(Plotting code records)
↓

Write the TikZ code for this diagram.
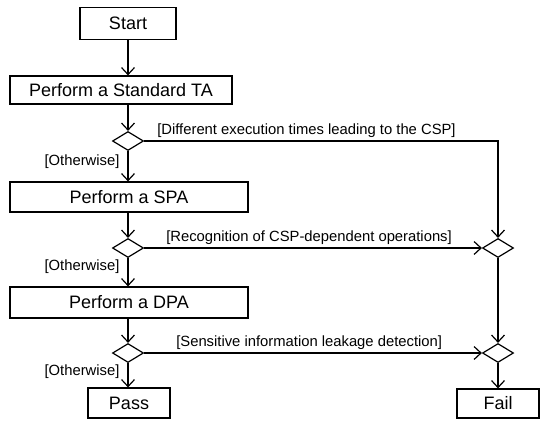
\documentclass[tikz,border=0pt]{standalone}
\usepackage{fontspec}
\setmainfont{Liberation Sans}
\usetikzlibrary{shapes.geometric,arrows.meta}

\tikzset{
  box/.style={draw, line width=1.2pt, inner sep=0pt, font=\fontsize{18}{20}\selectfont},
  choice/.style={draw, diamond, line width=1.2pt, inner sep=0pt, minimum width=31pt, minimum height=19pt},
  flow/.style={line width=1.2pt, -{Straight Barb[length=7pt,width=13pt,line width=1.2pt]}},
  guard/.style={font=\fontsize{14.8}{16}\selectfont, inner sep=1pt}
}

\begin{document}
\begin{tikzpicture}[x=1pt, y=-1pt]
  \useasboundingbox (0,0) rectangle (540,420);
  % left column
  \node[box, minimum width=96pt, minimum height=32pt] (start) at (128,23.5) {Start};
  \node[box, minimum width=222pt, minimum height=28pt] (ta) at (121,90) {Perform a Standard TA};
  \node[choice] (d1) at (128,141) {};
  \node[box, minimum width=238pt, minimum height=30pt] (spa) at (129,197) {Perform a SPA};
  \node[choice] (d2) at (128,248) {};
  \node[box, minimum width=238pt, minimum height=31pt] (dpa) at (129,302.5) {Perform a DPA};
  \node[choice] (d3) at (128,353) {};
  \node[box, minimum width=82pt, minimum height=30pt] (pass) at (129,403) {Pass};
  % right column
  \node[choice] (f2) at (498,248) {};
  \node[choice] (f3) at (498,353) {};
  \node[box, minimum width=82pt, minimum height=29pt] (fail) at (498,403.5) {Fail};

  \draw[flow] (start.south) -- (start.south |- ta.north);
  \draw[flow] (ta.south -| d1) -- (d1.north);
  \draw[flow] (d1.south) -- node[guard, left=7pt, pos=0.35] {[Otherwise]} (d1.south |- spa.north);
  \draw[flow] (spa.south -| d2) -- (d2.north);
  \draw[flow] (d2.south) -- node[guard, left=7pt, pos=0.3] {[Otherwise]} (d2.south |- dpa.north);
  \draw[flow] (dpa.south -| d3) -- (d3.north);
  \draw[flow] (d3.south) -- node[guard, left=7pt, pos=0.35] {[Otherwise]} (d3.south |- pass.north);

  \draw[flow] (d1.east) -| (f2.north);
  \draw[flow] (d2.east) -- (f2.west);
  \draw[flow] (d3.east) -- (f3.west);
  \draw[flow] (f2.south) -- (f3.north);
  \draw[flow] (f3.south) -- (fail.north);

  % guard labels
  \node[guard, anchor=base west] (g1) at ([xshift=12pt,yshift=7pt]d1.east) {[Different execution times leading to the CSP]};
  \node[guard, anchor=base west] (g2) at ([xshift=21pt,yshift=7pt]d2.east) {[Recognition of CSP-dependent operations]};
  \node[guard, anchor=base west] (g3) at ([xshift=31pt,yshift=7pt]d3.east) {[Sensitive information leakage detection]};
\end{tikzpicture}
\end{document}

↑
↓

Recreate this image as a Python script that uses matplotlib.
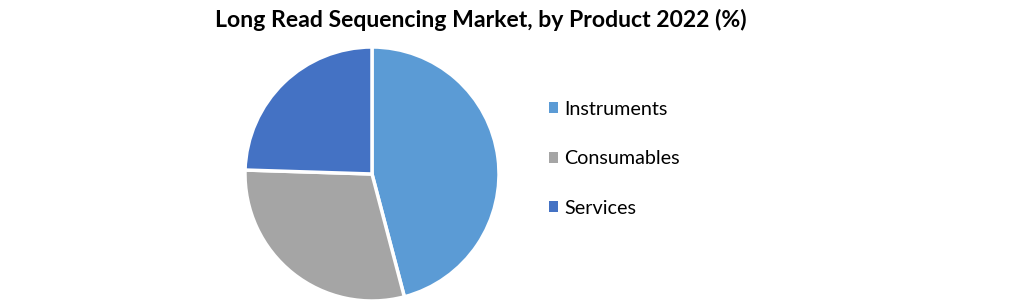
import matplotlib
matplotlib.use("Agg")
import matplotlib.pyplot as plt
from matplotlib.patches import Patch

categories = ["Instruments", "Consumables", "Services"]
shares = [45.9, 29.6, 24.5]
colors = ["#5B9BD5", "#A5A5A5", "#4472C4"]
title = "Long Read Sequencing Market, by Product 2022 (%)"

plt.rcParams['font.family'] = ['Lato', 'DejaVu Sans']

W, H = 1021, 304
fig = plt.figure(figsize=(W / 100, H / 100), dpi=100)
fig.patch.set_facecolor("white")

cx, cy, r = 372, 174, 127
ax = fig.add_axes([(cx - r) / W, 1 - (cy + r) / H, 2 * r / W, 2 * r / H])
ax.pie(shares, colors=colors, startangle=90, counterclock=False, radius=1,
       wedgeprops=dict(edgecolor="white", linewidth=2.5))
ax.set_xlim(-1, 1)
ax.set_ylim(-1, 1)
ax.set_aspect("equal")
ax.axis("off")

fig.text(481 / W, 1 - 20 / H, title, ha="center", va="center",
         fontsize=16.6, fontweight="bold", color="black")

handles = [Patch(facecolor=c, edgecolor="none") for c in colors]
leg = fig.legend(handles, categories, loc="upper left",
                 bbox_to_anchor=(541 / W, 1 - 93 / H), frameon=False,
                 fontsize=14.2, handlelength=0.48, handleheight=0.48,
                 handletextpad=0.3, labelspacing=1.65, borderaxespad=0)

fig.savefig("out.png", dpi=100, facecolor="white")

↑

> **WHAT THE TASK ASKS**
Count every line in the listing above that holds "matplotlib", then report only the count.

> **WRITTEN SOLUTION**
5